Lots of finicky reloading. Lots of careful record-keeping.
And if the poster were not a well-practiced and decent shot, he (or she) couldn't be certain of the results anyway.


----------



## Jammersix (Mar 10, 2012)

Huh. 

If I squint, I can almost see that.

But it automatically removes, in my mind, 90% of the advantages you gain when you reload.

The other 5% is that well, I like to reload.
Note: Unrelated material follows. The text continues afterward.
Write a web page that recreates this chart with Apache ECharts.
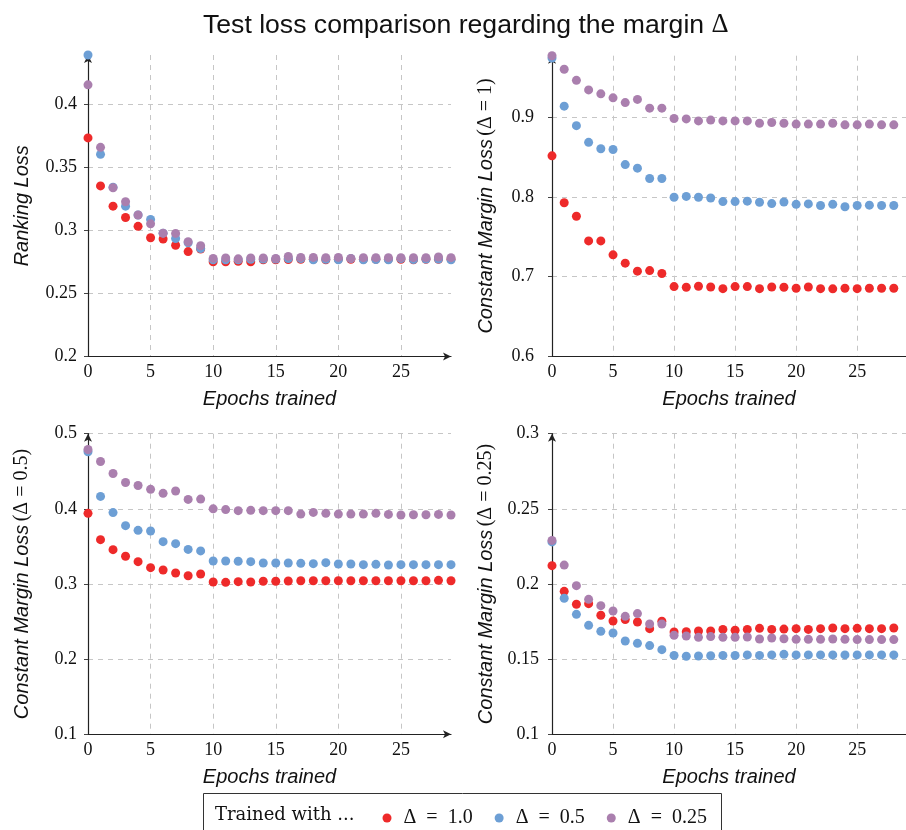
<!DOCTYPE html>
<html>
<head>
<meta charset="utf-8">
<script src="https://cdn.jsdelivr.net/npm/echarts@6/dist/echarts.min.js"></script>
<style>
  html, body { margin: 0; padding: 0; background: #fff; }
  #chart { width: 906px; height: 830px; }
</style>
</head>
<body>
<div id="chart"></div>
<script>
// Epochs on the x axis
const EPOCHS = [0, 1, 2, 3, 4, 5, 6, 7, 8, 9, 10, 11, 12, 13, 14, 15, 16, 17, 18, 19, 20, 21, 22, 23, 24, 25, 26, 27, 28, 29];
const X_TICKS = [0, 5, 10, 15, 20, 25];

// Series names (margin used while training)
const NAMES = ['Δ\u2002=\u20021.0', 'Δ\u2002=\u20020.5', 'Δ\u2002=\u20020.25'];
const COLORS = ['#ee2a2a', '#6d9fd5', '#aa7fae'];

// Panel 1: ranking loss
const RANK_D100 = [0.373, 0.335, 0.319, 0.310, 0.303, 0.294, 0.293, 0.288, 0.283, 0.285, 0.275, 0.275, 0.2753, 0.275, 0.2765, 0.2765, 0.2768, 0.277, 0.277, 0.2765, 0.277, 0.277, 0.277, 0.277, 0.277, 0.277, 0.2765, 0.277, 0.277, 0.277];
const RANK_D050 = [0.4386, 0.360, 0.334, 0.319, 0.312, 0.3085, 0.2976, 0.2934, 0.290, 0.2855, 0.2765, 0.2765, 0.2765, 0.277, 0.2772, 0.2772, 0.2775, 0.2775, 0.2765, 0.277, 0.2765, 0.2775, 0.2765, 0.2768, 0.2765, 0.2775, 0.2768, 0.2772, 0.2772, 0.2765];
const RANK_D025 = [0.415, 0.3655, 0.3335, 0.3225, 0.312, 0.305, 0.2976, 0.2974, 0.2908, 0.2876, 0.2776, 0.278, 0.2773, 0.278, 0.278, 0.2776, 0.2792, 0.2784, 0.2784, 0.2782, 0.2784, 0.2776, 0.2782, 0.2782, 0.2782, 0.2782, 0.2782, 0.2782, 0.2787, 0.2782];
const RANK_TICKS = [0.2, 0.25, 0.3, 0.35, 0.4];

// Panel 2: constant margin loss, Δ = 1
const CM1_D100 = [0.852, 0.793, 0.776, 0.745, 0.745, 0.7275, 0.717, 0.707, 0.7077, 0.704, 0.6876, 0.6868, 0.688, 0.687, 0.685, 0.6876, 0.6876, 0.685, 0.687, 0.6868, 0.6855, 0.687, 0.685, 0.6847, 0.6855, 0.685, 0.6855, 0.6855, 0.6855];
const CM1_D050 = [0.975, 0.9145, 0.890, 0.869, 0.861, 0.860, 0.841, 0.8365, 0.8235, 0.8235, 0.800, 0.801, 0.800, 0.799, 0.7945, 0.7945, 0.795, 0.7937, 0.792, 0.794, 0.791, 0.7916, 0.7895, 0.791, 0.788, 0.7895, 0.790, 0.7895, 0.7895];
const CM1_D025 = [0.978, 0.961, 0.947, 0.935, 0.930, 0.925, 0.919, 0.923, 0.912, 0.912, 0.899, 0.8985, 0.896, 0.897, 0.896, 0.896, 0.896, 0.893, 0.894, 0.893, 0.892, 0.892, 0.892, 0.893, 0.891, 0.891, 0.892, 0.891, 0.891];
const CM1_TICKS = [0.6, 0.7, 0.8, 0.9];

// Panel 3: constant margin loss, Δ = 0.5
const CM05_D100 = [0.394, 0.359, 0.3457, 0.337, 0.3297, 0.3217, 0.3186, 0.3146, 0.311, 0.3133, 0.3027, 0.3022, 0.3031, 0.3027, 0.3036, 0.3036, 0.304, 0.3044, 0.3044, 0.3044, 0.3044, 0.3044, 0.3044, 0.3044, 0.3044, 0.3044, 0.3044, 0.3044, 0.3049, 0.3044];
const CM05_D050 = [0.476, 0.4166, 0.395, 0.3776, 0.3714, 0.3705, 0.3563, 0.3537, 0.346, 0.344, 0.3306, 0.3306, 0.3302, 0.3297, 0.328, 0.328, 0.328, 0.3275, 0.3271, 0.3284, 0.3266, 0.3266, 0.3257, 0.3262, 0.3253, 0.3257, 0.3257, 0.3257, 0.3257, 0.3257];
const CM05_D025 = [0.479, 0.463, 0.447, 0.435, 0.431, 0.426, 0.4206, 0.4237, 0.4126, 0.413, 0.400, 0.399, 0.3976, 0.398, 0.3976, 0.3976, 0.3976, 0.393, 0.3953, 0.394, 0.393, 0.393, 0.393, 0.394, 0.3926, 0.3918, 0.3922, 0.3922, 0.3926, 0.3918];
const CM05_TICKS = [0.1, 0.2, 0.3, 0.4, 0.5];

// Panel 4: constant margin loss, Δ = 0.25
const CM025_D100 = [0.2122, 0.1951, 0.1865, 0.1869, 0.1792, 0.1754, 0.1763, 0.1747, 0.1703, 0.1752, 0.1681, 0.1683, 0.1687, 0.1687, 0.1698, 0.1692, 0.1698, 0.1705, 0.1698, 0.17, 0.1703, 0.1698, 0.1703, 0.1707, 0.1703, 0.1705, 0.1703, 0.1703, 0.1707];
const CM025_D050 = [0.228, 0.1905, 0.1798, 0.1725, 0.1685, 0.1674, 0.1621, 0.1605, 0.159, 0.1563, 0.1525, 0.1519, 0.1521, 0.1523, 0.1525, 0.1525, 0.1528, 0.1525, 0.1528, 0.1532, 0.1528, 0.1528, 0.1528, 0.1528, 0.1528, 0.1528, 0.1528, 0.1528, 0.1528];
const CM025_D025 = [0.229, 0.2126, 0.1989, 0.1898, 0.1856, 0.182, 0.1785, 0.1803, 0.1734, 0.1734, 0.1659, 0.1654, 0.1645, 0.165, 0.1645, 0.1645, 0.1647, 0.1634, 0.1641, 0.1636, 0.1632, 0.1632, 0.1632, 0.1634, 0.1632, 0.163, 0.163, 0.163, 0.163];
const CM025_TICKS = [0.1, 0.15, 0.2, 0.25, 0.3];

const SERIF = 'Liberation Serif';
const SANS = 'Liberation Sans';

const panels = [
  { grid: { left: 88, top: 55, width: 363, height: 301.5 }, min: 0.2, max: 0.4386, ticks: RANK_TICKS,
    name: '{a|Ranking Loss}', labelMargin: 11, xArrow: true, series: [RANK_D100, RANK_D050, RANK_D025] },
  { grid: { left: 552, top: 55.7, width: 363, height: 300.5 }, min: 0.6, max: 0.978, ticks: CM1_TICKS,
    name: '{a|Constant Margin Loss} {b|(Δ = 1)}', labelMargin: 18, xArrow: false, series: [CM1_D100, CM1_D050, CM1_D025] },
  { grid: { left: 88, top: 433.7, width: 363, height: 300.6 }, min: 0.1, max: 0.5, ticks: CM05_TICKS,
    name: '{a|Constant Margin Loss} {b|(Δ = 0.5)}', labelMargin: 11, xArrow: true, series: [CM05_D100, CM05_D050, CM05_D025] },
  { grid: { left: 552, top: 433.7, width: 363, height: 300.6 }, min: 0.1, max: 0.3, ticks: CM025_TICKS,
    name: '{a|Constant Margin Loss} {b|(Δ = 0.25)}', labelMargin: 13, xArrow: false, series: [CM025_D100, CM025_D050, CM025_D025] }
];

const nameRich = {
  a: { fontFamily: SANS, fontStyle: 'italic', fontSize: 20, color: '#111' },
  b: { fontFamily: SERIF, fontSize: 20, color: '#111' }
};
const dashed = { show: true, lineStyle: { color: '#c6c6c6', type: [5, 5], width: 1 } };
function axisLine(arrow) {
  return { show: true, onZero: false, symbol: ['none', arrow ? 'arrow' : 'none'], symbolSize: [6, 8],
    lineStyle: { color: '#222', width: 1.2 } };
}

const grids = [], xAxes = [], yAxes = [], series = [];
panels.forEach((p, k) => {
  grids.push(Object.assign({ containLabel: false }, p.grid));
  xAxes.push({
    type: 'value', gridIndex: k, min: 0, max: 29,
    name: 'Epochs trained', nameLocation: 'middle', nameGap: 33,
    nameTextStyle: { fontFamily: SANS, fontStyle: 'italic', fontSize: 20, color: '#111' },
    axisLine: axisLine(p.xArrow),
    axisTick: { show: false, customValues: X_TICKS },
    axisLabel: { customValues: X_TICKS, margin: 7, fontFamily: SERIF, fontSize: 18, color: '#111' },
    splitLine: dashed
  });
  yAxes.push({
    type: 'value', gridIndex: k, min: p.min, max: p.max,
    name: p.name, nameLocation: 'middle', nameGap: 56, nameRotate: 90,
    nameTextStyle: { rich: nameRich },
    axisLine: axisLine(true),
    axisTick: { show: true, length: 4, customValues: p.ticks, lineStyle: { color: '#444' } },
    axisLabel: { customValues: p.ticks, margin: p.labelMargin, fontFamily: SERIF, fontSize: 18, color: '#111' },
    splitLine: dashed
  });
  p.series.forEach((vals, s) => {
    series.push({
      type: 'scatter', name: NAMES[s], xAxisIndex: k, yAxisIndex: k,
      symbol: 'circle', symbolSize: 9, clip: false,
      itemStyle: { color: COLORS[s], opacity: 1 },
      emphasis: { disabled: true },
      data: vals.map((v, i) => [EPOCHS[i], v])
    });
  });
});

const chart = echarts.init(document.getElementById('chart'), null, { renderer: 'canvas' });
chart.setOption({
  animation: false,
  backgroundColor: '#fff',
  title: {
    text: '{a|Test loss comparison regarding the margin }{b|Δ}',
    left: 198, top: 7,
    textStyle: { fontWeight: 'normal', rich: {
      a: { fontFamily: SANS, fontSize: 26.6, fontWeight: 'normal', color: '#111' },
      b: { fontFamily: SERIF, fontSize: 26.6, fontWeight: 'normal', color: '#111' }
    } }
  },
  legend: {
    data: NAMES, left: 382.5, top: 808, padding: 0,
    icon: 'circle', itemWidth: 9, itemHeight: 9, itemGap: 22,
    selectedMode: false,
    textStyle: { fontFamily: SERIF, fontSize: 20, color: '#111', padding: [0, 0, 0, 7] }
  },
  graphic: [
    { type: 'rect', z: -1, shape: { x: 203.5, y: 793.5, width: 518, height: 50 },
      style: { fill: '#fff', stroke: '#333', lineWidth: 1 } },
    { type: 'text', left: 215, top: 806,
      style: { text: 'Trained with ...', font: '18px "DejaVu Serif"', fill: '#111' } }
  ],
  grid: grids,
  xAxis: xAxes,
  yAxis: yAxes,
  series: series
});
</script>
</body>
</html>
I see a point there, though. The more I reload, the more records I find I should have kept, and the more I see I should be doing.


----------



## DWARREN123 (May 11, 2006)

I also like to reload and to work up good loads for my firearms. I can not understand someone not wanting to get the best out of their efforts. :mrgreen:


----------



## Overkill0084 (Nov 28, 2010)

It depends.
Multiple guns the same caliber? Why reinvent the wheel? I have 5 different guns chambered for .45 acp. I've been fortunate in that my loads worked out early on, work fine in my newer guns. But then .45 is a pretty tolerant cartridge.
Purpose of the ammo.
What is the intended use for your reloads? If your just killing cans and paper, your "standard" load may be just fine. If I was building hunting or match loads for a particular gun, then I would start with a clean slate or at least a known baseline and work through the different options thoroughly. Plinking requires a lot less diligence, for me anyway.
Individual requirements are what drive load development. My needs/wants are not the same as others. 
Simplicity is one of my priorities. Why have a large number of different versions of .45 acp loads, when three will do quite nicely for what I need?
results: 
My standard .45 load is 4.6 gr of bullseye w/ a 230 gr cast bullet, CCI 300 primer. I have yet to find a gun that doesn't shoot it really well. It shoots to POI with my fixed sight pistol. I have experimented with different loads occasionally and I have yet to noticeably improve on it.


----------



## DJ Niner (Oct 3, 2006)

I've heard it said, that not wanting to work-up new loads is the difference between a "reloader" and a "handloader."


----------



## Steve M1911A1 (Feb 6, 2008)

Once I'd arrived at reliable, reasonably accurate loads for both the .45 ACP and the .30-'06, the latter of which would also properly operate a Garand, I stopped experimenting.
There was no point in further refinement, or even in further experimentation.

Yes, there's the shooter, who reloads to be able to shoot more...
And the handloader, who shoots to empty more cases to feed his handloading hobby.


----------